Sentence count is based on punctuation, which is a practical but imperfect rule. Abbreviations like etc. or Dr. include periods that can create extra sentence breaks. Numbers with decimals can have the same effect. On the other hand, bullet lists or headings that do not end in punctuation may not be counted as sentences at all, which lowers the total. The tool uses a simple split on punctuation to keep results fast and consistent. If you need more precise sentence detection, you would need a language aware parser. For most editing tasks, the sentence count is a useful estimate rather than a formal analysis. Use it to gauge structure and length, but interpret it with an understanding of how punctuation affects the result.

Usage

20.Can I copy and share the statistics?

Yes. The tool provides a copy button that formats the statistics as a simple text report. You can paste that report into an email, document, or ticket to share counts with collaborators. This is useful for editorial reviews, client updates, or academic submissions where you need to report length metrics. When sharing counts, include context about what was included in the input. For example, note whether references or headings were counted. This avoids confusion when others compare counts against their own tools. The copied stats reflect the exact input at the time of counting, so it is a good practice to keep a version of the text alongside the stats if you need traceability. When sharing, note which sections were included and the date of the count to keep collaborators aligned.

Limits

21.When should I avoid relying on this word count?
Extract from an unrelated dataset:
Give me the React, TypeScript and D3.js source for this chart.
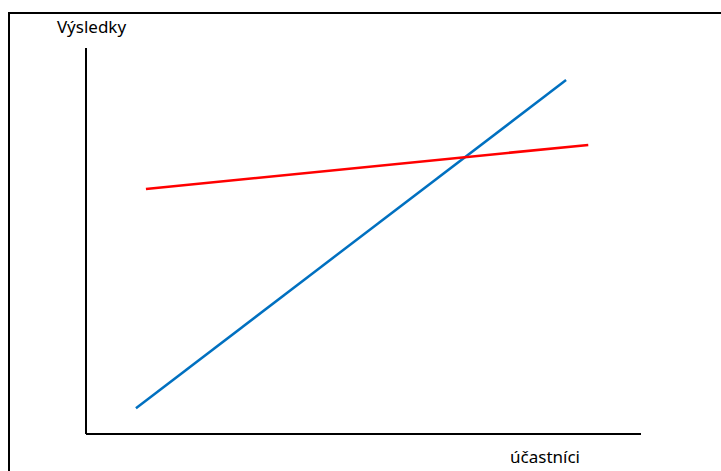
import * as d3 from "d3";
import { useEffect, useRef } from "react";

// two straight lines, each given by its start and end point (abstract units 0..10)
const xValues = [0.9, 8.65];
const blueValues = [0.67, 9.17];
const redX = [1.08, 9.05];
const redValues = [6.35, 7.49];

const yTitle = "Výsledky";
const xTitle = "účastníci";

const W = 721;
const H = 471;

const draw = (ref) => {
  const svg = d3.select(ref.current);
  svg.selectAll("*").remove();

  const x = d3.scaleLinear().domain([0, 10]).range([86, 641]);
  const y = d3.scaleLinear().domain([0, 10]).range([434, 48]);

  // outer frame, runs off the right and bottom of the picture
  svg.append("rect")
    .attr("x", 9).attr("y", 13)
    .attr("width", W + 20).attr("height", H + 20)
    .attr("fill", "none").attr("stroke", "#000").attr("stroke-width", 2);

  // axes, no ticks
  svg.append("line")
    .attr("x1", x(0)).attr("x2", x(0)).attr("y1", y(10)).attr("y2", y(0))
    .attr("stroke", "#000").attr("stroke-width", 2);
  svg.append("line")
    .attr("x1", x(0)).attr("x2", x(10)).attr("y1", y(0)).attr("y2", y(0))
    .attr("stroke", "#000").attr("stroke-width", 2);

  const line = d3.line().x(d => x(d[0])).y(d => y(d[1]));

  svg.append("path")
    .datum(d3.zip(xValues, blueValues))
    .attr("d", line)
    .attr("fill", "none").attr("stroke", "#0070c0").attr("stroke-width", 2.5);

  svg.append("path")
    .datum(d3.zip(redX, redValues))
    .attr("d", line)
    .attr("fill", "none").attr("stroke", "#ff0000").attr("stroke-width", 2.5);

  svg.append("text")
    .attr("x", 91.5).attr("y", 33)
    .attr("text-anchor", "middle")
    .attr("font-family", "'Noto Sans', sans-serif").attr("font-size", 17)
    .attr("fill", "#000")
    .text(yTitle);

  svg.append("text")
    .attr("x", 545).attr("y", 463)
    .attr("text-anchor", "middle")
    .attr("font-family", "'Noto Sans', sans-serif").attr("font-size", 17)
    .attr("fill", "#000")
    .text(xTitle);
};

export default function App() {
  const ref = useRef(null);
  useEffect(() => {
    draw(ref);
  }, []);
  return (
    <svg ref={ref} width={W} height={H}
      style={{ position: "absolute", left: 0, top: 0, background: "#fff" }} />
  );
}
You should avoid relying on this tool when you need strict compliance with an external counting standard that uses specialized rules. Some publishing or academic requirements exclude certain sections or treat hyphenated terms differently. In those cases, use the required counting method or validate against the official tool. You should also be cautious when the text includes hidden characters, markup, or language specific rules that affect word boundaries. The Word Counter provides a consistent baseline, but it does not interpret context or apply style guide rules. Use it for fast estimates and internal checks, then confirm with the relevant system when accuracy has legal or academic consequences. If you need token counts, legal compliance counts, or language specific segmentation, use the required official tools instead.

Workflow

22.How can teams ensure consistent counts across workflows?

Consistency comes from using the same input and the same cleanup steps. Agree on whether headings, references, or captions should be included, and remove any sections that should not count. Normalize text by stripping HTML or removing hidden characters if needed. Then run the count on the cleaned input. It also helps to document the counting method. A short note such as "counted body text only, excluded references" prevents confusion later. When everyone uses the same tool and the same rules, results are easier to compare. The Word Counter provides deterministic output, so the main variable is the input itself. Standardizing that input is the key to consistent counts across teams. A shared checklist that defines included sections, cleanup steps, and timing makes comparisons reliable across multiple editors.